Some thoughts

Light trickles into the room, peeking through the soft gossamer curtain in bursts and patches. Gold, umber, bright light shines like a disco ball; spinning and shifting but never standing still.

I like it like this. I think this is a portrait of me, sometimes. A dark room, cold and empty but with brilliant patches of light that shines through like a surprise. Like a gift. Most people value the consistent source of light, the room with the large bay window fully brightening even the darkest recesses of the room. Not my room. In my room light dances, light glitters. But there is a competition between the dark and the light. Between my dreams and my anxieties. Between my fear of not being enough and my hope in myself still.

Lately I’ve been reading a lot. Novels, poetry, dua, hadith. Anything and everything. Is choosing joy a daily task? Absolutely. But then, so is choosing hope. Hope is a seed, and without watering it, no fruit can be borne. A negative mindset becomes an arid desert in this way, sucking the nutrients from the seed itself like a parasite. Don’t kill your hope. Protect it from yourself and others. Guard it with your life.

Too often, we wait for something outside to provide what we need. Too often its people, a position, material realities. These are the trappings of happiness, they are what you attract when you live your full life. None of these alone can produce your happiness.

I’m a romantic by heart, in the classic sense. This means that I often have a very idealized way of viewing things. Not romantic in the relationship sense, but in the way everyday things carry more meaning. The little moments shared in the late sunset between myself and the sky, sitting wordlessly on a mat and gazing out into the day’s end. The cup of tea made while the house is yet to wake, made sweeter by silence. The morning drive that is unexpectedly both beautiful and peaceful. The phone conversation that reaches a quiet, but content lull towards the end. Where both parties are lost in their own thoughts and enjoy that brief moment of reflection before conversation continues.

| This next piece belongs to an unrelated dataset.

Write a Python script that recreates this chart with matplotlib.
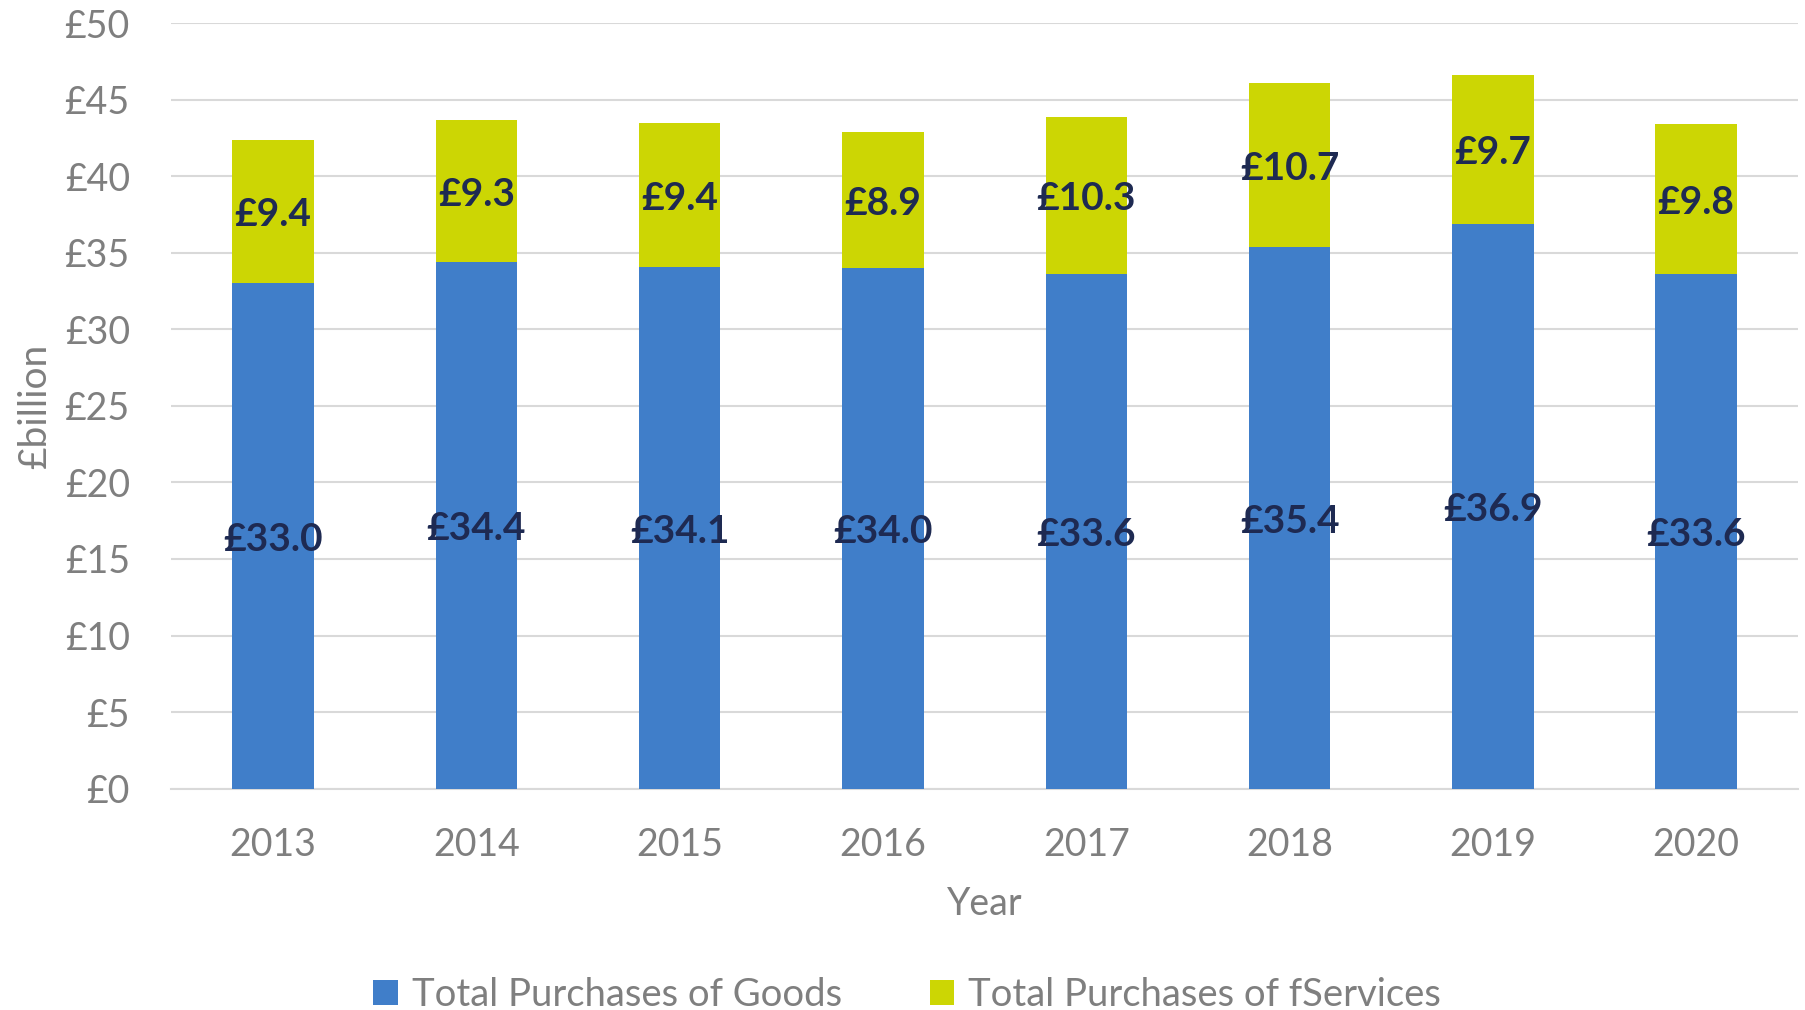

This is what it means to be romantic. In other words, its la vie on rose. My closest friend asks why I cry–or sob really– when something amazing happens. I couldn’t giver her an answer at the time, but the truth is I react the same immediately after I hear both the best and the worst news. I sob. I used to be embarrassed to say this, but now I understand. Sobbing is my relief or release, essentially. Sometimes you cry as a form of releasing grief or sadness. And other times, sadness is a waterfall of joyful relief.

I also worry a lot these days. Worry that my time on this earth has benefitted no one but myself, and even that; marginally. Worry that my spiritual connection is not growing, and feeling guilty if I do less than I have before. Worry that the people I care about don’t know I think about them, pray for them, hope for them. Worry for their future and their happiness. Worry.

But when I am not worrying, I remember to love. Worrying is just love expressed through anxiety. I tried to play jaded, to play unaffected like many others but I just can’t be. To me, everything is love expressed differently. Silence is love in healing. Distance is love with lessons learned. Closeness is love in euphoria. Anger is love in protest. Everything begins with love, and ends with love. I used to believe love was retractable, like a needle it could pierce you then leave you. That you could withdraw love whenever you felt like it.

Then I realized that the source of all love, the Loving, does not retract love. Does not retract forgiveness, does not kill hope. and His Love is love I would be lost without. So I recalibrated to understand that love does not die, it simply changes form.

I will end this meandering post with a poem by Rabia al Basri, called Eternal Love.

“O God! If I worship you for fear of hell, burn me in hell,

and if I worship you in hope of paradise, exclude me from paradise.

But if I worship you for your own sake,

grudge me not your everlasting beauty.”

I hope you find some love, hope, light to hold onto. That you believe in the power of those things, believe that they are central to our experience. Don’t choose cool-ness if it means deadness. Marry your darkness and your light, for your fears and anxieties are the product, as well as the double edge of your love and hope. Nourish them. Believe in the latter, and you will soon grow to understand the former.